Он потянулся к её руке, но она отдёрнула её.
— Семья? — тихо переспросила Маша. — Ты предлагал мне бросить грудного ребёнка. Или уйти в никуда. Это не семья, Серёж.
— Я был не в себе, — он замотал головой. — Не соображал, что говорю. Ты же знаешь меня — настоящего меня. Я не монстр.
— Я больше не знаю, кто ты, — Маша встала. — Прости, но нам больше нечего обсуждать.
Он вскочил следом:
— Нет, ты выслушаешь меня до конца! Я отдам тебе всё — квартиру, деньги, что хочешь! Только дай мне ещё один шанс!
Маша покачала головой:
— Не кричи, ребёнка разбудишь.
— Мне плевать! — заорал Сергей, и в его глазах промелькнуло что-то знакомое — та самая ярость, которую она так боялась. — Ты не можешь просто взять и выкинуть меня из своей жизни! Из жизни моего сына!
Он схватил её за плечи и с силой встряхнул.
— Ты моя жена! Моя!
— Отпусти её! — раздался громкий голос Марины Сергеевны, которая стояла в дверях с телефоном в руке. — Я уже вызвала полицию. Ещё одно движение — и тебя не просто оштрафуют, а посадят.
Сергей, тяжело дыша, отпустил Машу и обернулся к матери:
— Ты... ты предала меня.
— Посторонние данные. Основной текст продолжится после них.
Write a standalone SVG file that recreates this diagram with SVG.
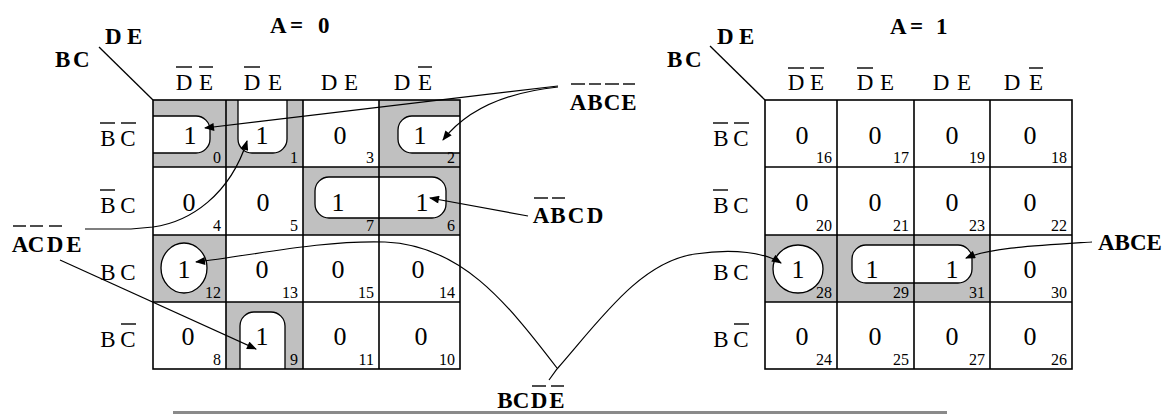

Родного сына.
— Нет, Серёжа, — спокойно ответила Марина Сергеевна. — Это ты предал себя. Того мальчика, которого я вырастила. Который обещал всегда защищать слабых.
Он ударил кулаком по столу:
— Я могу измениться! Почему никто не верит?!
— Потому что ты не хочешь меняться, — тихо сказала Маша. — Ты хочешь вернуть власть над нами. Это разные вещи.
Сергей смотрел на неё несколько долгих секунд, потом медленно опустился на стул и закрыл лицо руками.
— Что мне делать? — глухо спросил он. — Я всё потерял.
— Начни с того, что признай проблему, — ответила Марина Сергеевна, подходя ближе. — Найди специалиста. Настоящего. Начни лечение. Не ради нас — ради себя.
— А потом? — он поднял взгляд — беспомощный, почти детский.
— Потом будет видно, — Маша вздохнула. — Но сейчас тебе лучше уйти. Правда.
Сергей медленно поднялся.
— Можно... можно хотя бы взглянуть на Кирюшу перед уходом?
Маша и Марина Сергеевна переглянулись.
— Хорошо, — кивнула Маша. — Но только издалека, не буди его.
Они втроём тихо прошли в детскую. Кирюша мирно спал в своей кроватке, посапывая и иногда причмокивая губами во сне.
Сергей долго смотрел на сына, потом шепнул:
— Он так вырос за эти недели.
— Дети быстро растут, — отозвалась Марина Сергеевна. — И всё замечают.
Сергей кивнул. Потом развернулся и молча вышел из комнаты. Они услышали, как закрылась входная дверь.
Маша выдохнула — только сейчас она заметила, что всё это время почти не дышала.
— Думаешь, он правда изменится? — спросила она у свекрови.
— Не знаю, девочка, — Марина Сергеевна покачала головой. — Очень хочу в это верить. Но это его путь. А у нас свой.
Они вернулись на кухню, и Маша вдруг почувствовала небывалую усталость. Но вместе с ней — странное облегчение. Словно тяжёлый груз, который она несла годами, наконец-то стал немного легче.
— Знаешь, — сказала она, глядя в окно на вечерний город, — сегодня я впервые за долгое время не боюсь завтрашнего дня.
Марина Сергеевна улыбнулась и накрыла её руку своей:
— Это только начало, милая. Только начало.
За окном падал снег — первый в этом году. Он укрывал грязные улицы и крыши домов чистым белым покрывалом, даря городу второй шанс. Как и им всем.